I've implemented true resumable upload in git-annex-remote-googledrive which means that uploads can, just as downloads, be resumed at any point, even within one chunk. However, it currently does not work with encrypted files (or chunks) due to the non-deterministic nature of GPG. In order to make this feature useable on encrypted files, I propose to not overwrite encrypted files which are already present inside the tmp
directory.
@lykos, what happens when git-annex-remote-googledrive tries to resume in this situation and git-annex has written a different tmp file than what it partially uploaded before?
I imagine it might resume after the last byte it sent before, and so the uploaded file gets corrupted?
If so, there are two hard problems with this idea:
The first could be dealt with by some protocol flag, but the second seems rather intractable, if git-annex-remote-googledrive behaves as I hypothesize it might. And even if git-annex-remote-googledrive behaves better that that somehow, it's certianly likely that some other remote would behave that way at some point.
As to implementation details, I started investigating before thinking about the above problem, so am leaving some notes here:
This would first require that the tmp file is written atomically, otherwise an interruption in the wrong place would resume with a partial file. (File size can't be used since gpg changes the file size with compression etc.) Seems easy to implement: Make Remote.Helper.Special.fileStorer write to a different tmp file and rename it into place.
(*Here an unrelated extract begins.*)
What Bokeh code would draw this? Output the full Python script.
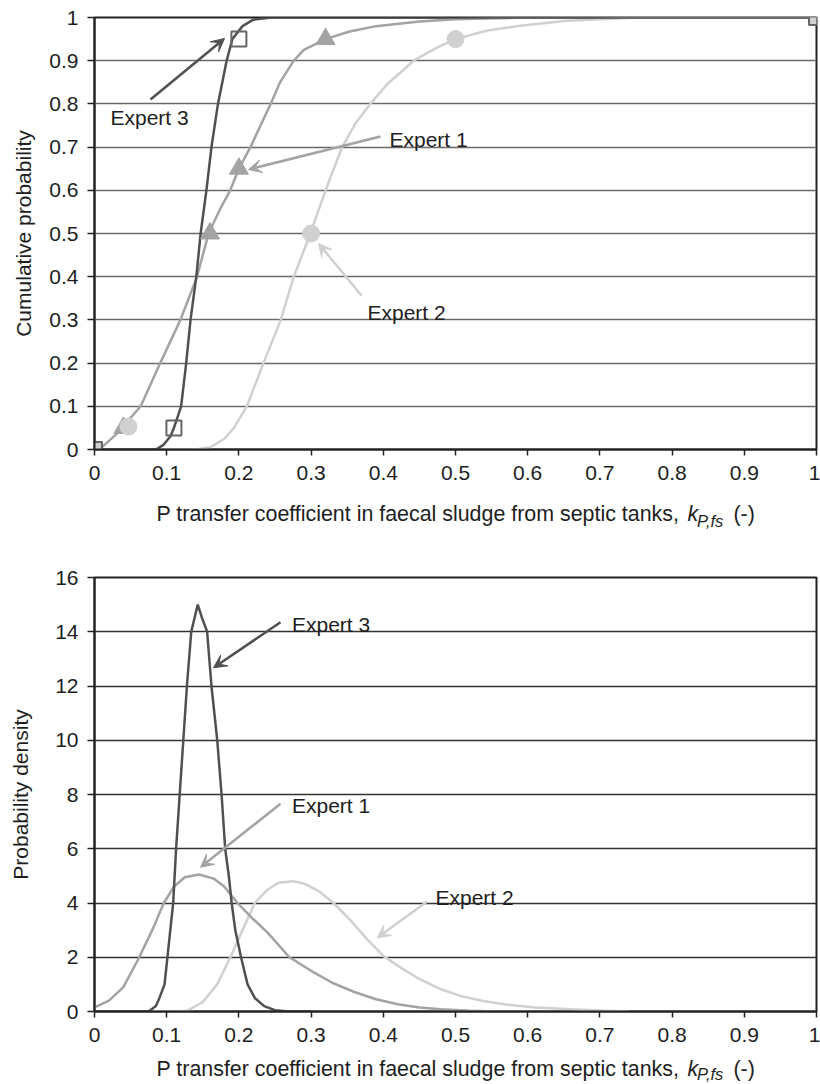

Internally, git-annex pipes the content from gpg, so it is only written to a temp file when using a remote that operates on files, as the external remotes do. Some builtin remotes don't. So resuming an upload to an encrypted remote past the chunk level can't work in general.
There would need to be some way for the code that encrypts chunks (or whole objects) to detect that it's being used with a remote that operates on files, and then check if the tmp file already exists, and avoid re-writing it. This would need some way to examine a
Storer
and tell if it operates on files, which is not currently possisble, so would need some change to the data type.git-annex-remote-googledrive compares partial checksums after every transmitted chunk and before resuming a transfer, so it would not be affected by both problems you describe. However, you're probably right that some other remote might not behave that way.
My current workaround is to move the file to a tmp directory specific to the remote (and UUID) and when uploading, prefer files inside this directory. Downsides are that it can use slightly more disc space and that git-annex-remote-googledrive has to handle cleanup itself. But I think it's good enough. And the problem probably does not justify changes as big as apparently needed. Thanks for your thoughts on this!
There are probably some other special remotes that are similarly able to resume and would safely deal with the problems I mentioned. rsync comes to mind. But I'm inclined to agree with you that the scope of the changes I found needed to support it in git-annex may not be warranted.
Using your own tmp file a reasonable workaround.
git-annex actually has an internal concept of a "tmp work dir" which is associated with a key and can contain whatever tmp files might be needed to transfer that key. The nice thing about it is that any time git-annex deletes a key's tmp file, it first deletes its tmp work dir. The annoying this about it is that the tmp file has to exist (even if empty) as long as the tmp work dir does, otherwise there's a risk the directory will never get cleaned up.
It's currently only used for downloads, eg with youtube-dl. But it would probably also work for uploads. It might make sense to extend the protocol to request git-annex tell what the tmp work dir is, and to make sure the above invariant is satisfied. But if you would like to live a little dangerously, just take the name of the tmp file, and prefix "work.". Eg, for the tmp file ".git/annex/tmp/SHA256--x", use ".git/annex/tmp/work.SHA256--x/".